The Illinois Tollway said insurance companies are still working to determine liability but has not completed its review.

A number of affected residents attended Tuesday’s village board meeting to enlist the village’s help addressing their damage claims, some as high as $100,000 according to one homeowner. John Bloomfield of the 500 block of Fuller Road told trustees that such incidents never happened before the project.

“In the 17 years that I’ve been here, we’ve never had anything close to that,” Bloomfield said of the flooding in the areas of Fuller and Phillippa roads and Walnut Avenue and County Line Roads that left some residents with more than three feet of water in their basements. “Clearly something else is going on.”

Efforts to get the Tollway to communicate the status of its investigation, let alone make payments, have yielded little, he contended.

“This is proceeding at a snail’s pace,” Bloomfield said. “It’s three months later, and we not only don’t have anything in terms of remuneration, but we don’t even have any word about what’s supposed to be happening.”

Sympathizing with the residents while stressing that the village was not at fault, Village President Tom Cauley bemoaned the apparent finger-pointing among the Tollway, its contractor Walsh Construction and subcontractor Archon.
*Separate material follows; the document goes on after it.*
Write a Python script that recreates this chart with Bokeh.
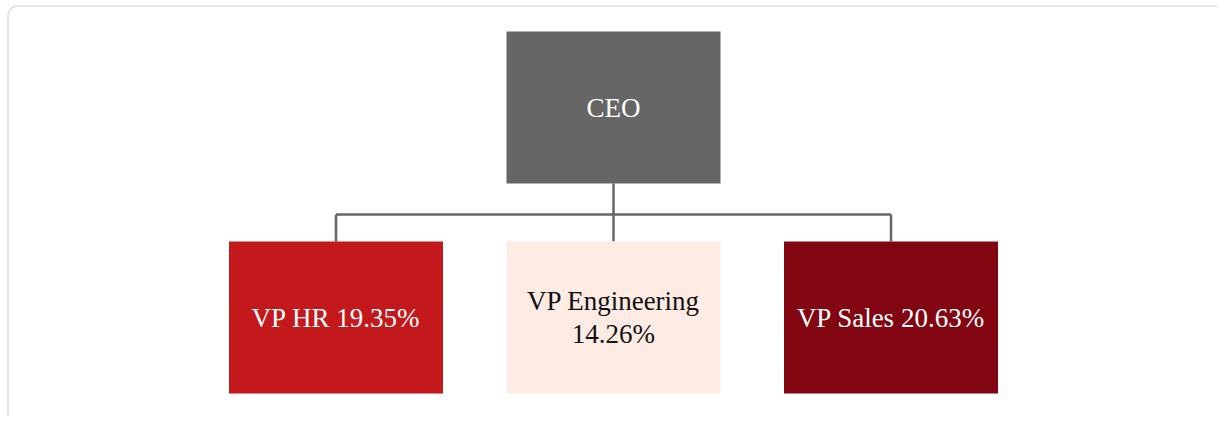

He said the time had come for the village to step in.

“We’re working with the Tollway to make good on the residents’ claims,” Cauley said. “There was an issue between the Tollway and the residents, and we were going to let that run its course in hopes that worked out well. Now we’ve concluded it’s not working out well. Now we can get involved.”

Representing the Tollway, Lanyea Griffin, deputy chief of program implementation, called a report cited by residents that seems to place blame with a project subcontractor “hearsay” and said the Tollway has not seen it. She tried to assure residents the agency is committed to resolving the matter but the investigation is ongoing.

“There just is no final determination yet,” Griffin said, adding that she has been having daily conversations with Tollway Executive Director José Alvarez about the matter. “I am reaching out to Walsh and Archon to make sure we get the report, and then we’re continuing to investigate and to make sure that we’re getting it resolved as quickly as possible.”

She also expressed sympathy for the residents’ ordeal.

“Ninety days is not fair, it is not right and we want to see it resolved just as quickly as you do,” Griffin said.

Cauley asked if the Tollway could advance payouts to the flood victims and then recover the money from the liable party once the investigation concludes. Griffin said she was not authorized to make that decision.

Cauley said the village would send a letter to Alvarez and offered to go with residents to the agency’s next board meeting Thursday, Oct. 21, to voice their grievances.